Hashi-Homelab
UPDATE - June 10th 2023
This repo has gone through some recent changes, I introduced the usage of tailscale, levant has been replaced by hcl2, replaced haproxy with traefik, local deployments via the make command have been extended to include "gitops" deployments via github actions and custom runners, added keepalived to make dns setup more robust, removed the usage of vault and replaced it with github secrets to avoid setting up an auto-unseal for vault as the other alternative for giving the cluster the ability to recover from a full power outtage on its own, and a few other smaller bits and bobs.
Background
The hashi-homelab was born of a desire to have a simple to maintain but very flexible homelab setup. The main goals were to keep the resources required to run the base lab setup small and to have all of the parts be easily exchangeable. For example I made the main ingress point to the service mesh a DNS round robin. While this isn't a setup I would ever use in production because it isn't the most dynamically flexible in terms of service discovery, it is however a very easy setup and if you want to launch a new mesh you just give it the Consul name service-mesh
and run the job and then bam!

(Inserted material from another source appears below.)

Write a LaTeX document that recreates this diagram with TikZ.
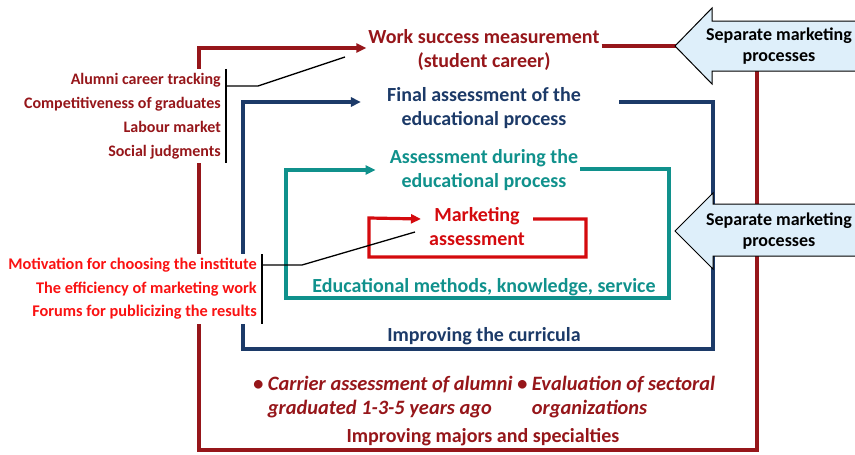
\documentclass[tikz,border=0pt]{standalone}
\usepackage{fontspec}
\setmainfont{Carlito}
\usetikzlibrary{arrows.meta}

\definecolor{wine}{RGB}{150,22,26}
\definecolor{navy}{RGB}{28,58,104}
\definecolor{teal}{RGB}{16,145,140}
\definecolor{mktred}{RGB}{212,10,14}
\definecolor{brightred}{RGB}{250,18,18}
\definecolor{skyfill}{RGB}{222,239,250}

\begin{document}
\begin{tikzpicture}[x=1pt,y=-1pt,
    loopline/.style={line width=3.2pt},
    tip/.style={-{Triangle[length=10pt,width=9pt]}},
    title/.style={font=\fontsize{20}{24}\selectfont\bfseries,align=center,inner sep=2pt},
    bullets/.style={font=\fontsize{20.4}{24}\selectfont\bfseries\itshape,align=left,anchor=west,inner sep=2pt,text=wine},
    sidelist/.style={font=\fontsize{16}{24}\selectfont\bfseries,align=right,fill=white,inner xsep=5pt,inner ysep=4pt},
    sepbox/.style={draw=black,line width=1pt,fill=skyfill},
    septext/.style={font=\fontsize{18}{21}\selectfont\bfseries,align=center}]
\useasboundingbox (0,0) rectangle (855,455);

% headings of the four loops
\node[title,text=wine] (work) at (484,50) {Work success measurement\\(student career)};
\node[title,text=navy] (final) at (484,108) {Final assessment of the\\educational process};
\node[title,text=teal] (during) at (484,170) {Assessment during the\\educational process};
\node[title,text=mktred] (mkt) at (477,227) {Marketing\\assessment};

% what each loop improves
\node[title,text=teal] (methods) at (484,287) {Educational methods, knowledge, service};
\node[title,text=navy] (curricula) at (484,336) {Improving the curricula};
\node[title,text=wine] (majors) at (483,437) {Improving majors and specialties};
\node[bullets] (alumni) at (251,397)
    {\textbullet\ Carrier assessment of alumni\\\phantom{\textbullet\ }graduated 1-3-5 years ago};
\node[bullets] (sectoral) at (515,397)
    {\textbullet\ Evaluation of sectoral\\\phantom{\textbullet\ }organizations};

% the loops
\draw[loopline,wine,tip] ([yshift=4pt]work.east) -| (757,450) -| (199,48) -- ([yshift=2pt]work.west);
\draw[loopline,navy,tip] ([xshift=36pt,yshift=6pt]final.east) -| (713,349) -| (243,102) -- ([xshift=-24pt,yshift=6pt]final.west);
\draw[loopline,teal,tip] ([yshift=1pt]during.east) -| (669,298) -| (286,170) -- ([xshift=-12pt]during.west);
\draw[loopline,mktred,tip] ([xshift=6pt,yshift=8pt]mkt.east) -| (586,257) -| (369,218) -- ([xshift=-6pt,yshift=8pt]mkt.west);

% side lists
\node[sidelist,text=wine,anchor=east] (career) at (226,116)
    {Alumni career tracking\\Competitiveness of graduates\\Labour market\\Social judgments};
\node[sidelist,text=brightred,anchor=east,font=\fontsize{16.3}{23.5}\selectfont\bfseries] (motiv) at (262,289)
    {Motivation for choosing the institute\\The efficiency of marketing work\\Forums for publicizing the results};

\coordinate (k1) at (258,86);
\coordinate (p1) at (345,57);
\coordinate (k2) at (302,265);
\coordinate (p2) at (415,232);
\draw[line width=1.8pt] (career.north east) -- (career.south east);
\draw[line width=1.3pt] (career.east |- k1) -- (k1) -- (p1);
\draw[line width=1.8pt] (motiv.north east) -- (motiv.south east);
\draw[line width=1.3pt] (motiv.east |- k2) -- (k2) -- (p2);

% separate marketing processes
\filldraw[sepbox] (675,46) -- (712,8) -- (712,21) -- (870,21) -- (870,71) -- (712,71) -- (712,84) -- cycle;
\node[septext] (sep1) at (779,46) {Separate marketing\\processes};
\filldraw[sepbox] (675,231) -- (713,193) -- (713,204) -- (870,204) -- (870,256) -- (713,256) -- (713,269) -- cycle;
\node[septext] (sep2) at (779,231) {Separate marketing\\processes};
\end{tikzpicture}
\end{document}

Bob's your uncle.
make base
will deploy coredns, docker-registry and haproxy these are needed for everything else to work but aside from these you can pick and choose what to deploy with make deploy-FOLDER_NAME
to deploy any of the jobs from the included subfolders. make deploy-prometheus
for example.
In the future I would like to provide a ready to boot image for a raspberry pi where you can run all of this as the resources needed are really minimal. With just the basics you can get away with one pi4 4gb model with plenty of room to spare.
Core Componets:
- Scheduler: Nomad
- Service Catalog/Registry: Consul
- Service Mesh: Traefik
- VPN: Tailscale ...can't say enough good things about tailscale, its integral for my homelab now
- DNS: CoreDNS
- Keepalived: Assign a floating IP for DNS to not loose it if a node goes down.
- Monitoring: Prometheus, Alertmanager, Telegraf, Blackbox-exporter, and Grafana
- Container Registry: Docker-Registry ...because sometimes you don't want to rely on Docker Hub being up
Setup
This is all out of date now and needs to be updated as the setup requires the usage of tailscale or you need to modify each job you want to deploy
You need to have Nomad and Consul already running, a simple setup with the -dev flag will suffice. If don't already have a Nomad and Consul cluster, there are some excellent guides here...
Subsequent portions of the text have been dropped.